Le désaveu est cinglant. Après avoir dit non au prêt de 109 milliards de francs dans le cadre de la fusion de Credit Suisse et de l'UBS mardi soir, le Conseil national a de nouveau rejeté ce mercredi les garanties du Conseil fédéral pour repêcher la banque en crise. Cette fois, le refus est définitif.
Et le vote des députés est assez net: 103 voix contre 71 et 8 abstentions. L'alliance de la gauche avec l'UDC a coulé le projet, malgré une solution de compromis repêchée dans la matinée par le Conseil des États. La proposition sommait le gouvernement d'élaborer un projet de loi qui permette de réduire drastiquement les risques des grandes banques pour l'économie suisse.
Rejet en bloc de l'UDC
Contrairement au National la veille, les sénateurs ont repris le compromis dans son intégralité, incluant l'examen d'une augmentation substantielle de fonds propres et d'une restriction légale des bonus versés à la direction et aux cadres. Cette solution n'a pas suffi.
L'UDC a persisté jusqu'au bout dans son rejet en bloc. «Pour nous, il ne faut plus qu'une banque too big to fail mette en péril toute la société», a déclaré Lars Guggisberg (UDC/BE). Or la folie des grandeurs demeure et la structure des banques continue de poser problème, a-t-il poursuivi.
Durant toute la session extraordinaire consacrée au sauvetage de Credit Suisse, l'UDC n'a cessé de demander la fin des grandes banques d'importance systémique. Une situation qui concerne certes UBS mais aussi la Banque cantonale de Zurich, Postfinance et le groupe Raiffeisen.
Garanties insuffisantes pour le PS
Quant au PS, il affirme n'avoir pas reçu assez de gages pour que ses exigences en matière de fonds propre et de bonus soient concrétisées. «Nous avons essayé de mettre en route un processus pour que plus jamais les contribuables ne doivent assumer l'irresponsabilité des banques», a indiqué Cédric Wemuth (PS/AG). Sans succès.
Mardi, au premier jour de la session, le Parlement a refusé de modifier l'ordre du jour pour intégrer diverses interventions du PS non encore traitées sur la régulation du secteur bancaire. Et mercredi, les socialistes ont demandé de la conseillère fédérale Karin Keller-Sutter un engagement ferme sur les fonds propres et les bonus.
Karin Keller-Sutter impuissante
La ministre des Finances n'a apparemment pas réussi à convaincre. Elle s'est pourtant engagée à soumettre au Parlement différentes variantes sur les bonus.
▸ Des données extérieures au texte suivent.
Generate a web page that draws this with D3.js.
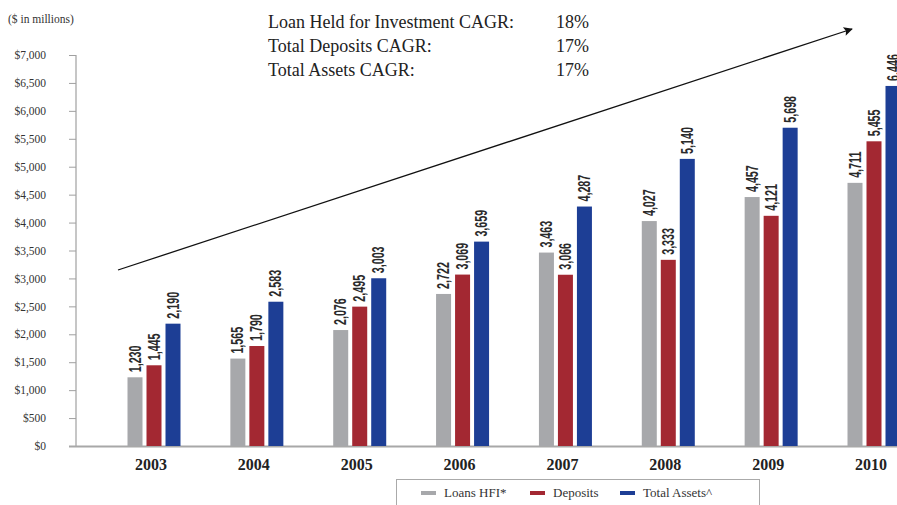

Le compromis lui paraissait tout à fait acceptable: les bonus n'étaient pas interdits, mais seulement limités.
Quant aux fonds propres, elle a répété à de multiples reprises qu'un durcissement était déjà prévu par Bâle III, un dispositif de régulation bancaire international. Un projet sera soumis au Parlement l'été prochain.
Le PLR et le Centre ont tenté de défendre le compromis, parlant d'une main tendue du Conseil des Etats au Parlement. Hans-Peter Portmann (PLR/ZH) a mis en garde contre le dommage pour la réputation du pays en cas de non. «La honte est dans votre camp. Elle repose sur les épaules des managers de vos banques», lui a rétorqué Cédric Wermuth (PS/AG).
259 milliards de liquidités
Le projet est désormais définitivement enterré. La décision du Conseil national n'a pas d'effet juridique sur les crédits engagés auprès des banques. Mais elle constitue surtout un signal de colère envers le Conseil fédéral et envers la place financière suisse.
Le rachat forcé de Credit Suisse par UBS, décidé le 19 mars par le gouvernement, a impliqué la mise à disposition d'énormes liquidités pour les deux banques. La BNS a libéré 150 milliards de francs de liquidités.
Outre ce montant, la Confédération a soumis au Parlement deux crédits urgents d'un montant total de 109 milliards de francs au titre de garantie. Le premier, d'un montant de 100 milliards, permet à la Confédération de garantir les prêts octroyés par la BNS à Credit Suisse. Le second de 9 milliards est destiné à UBS pour d'éventuelles pertes.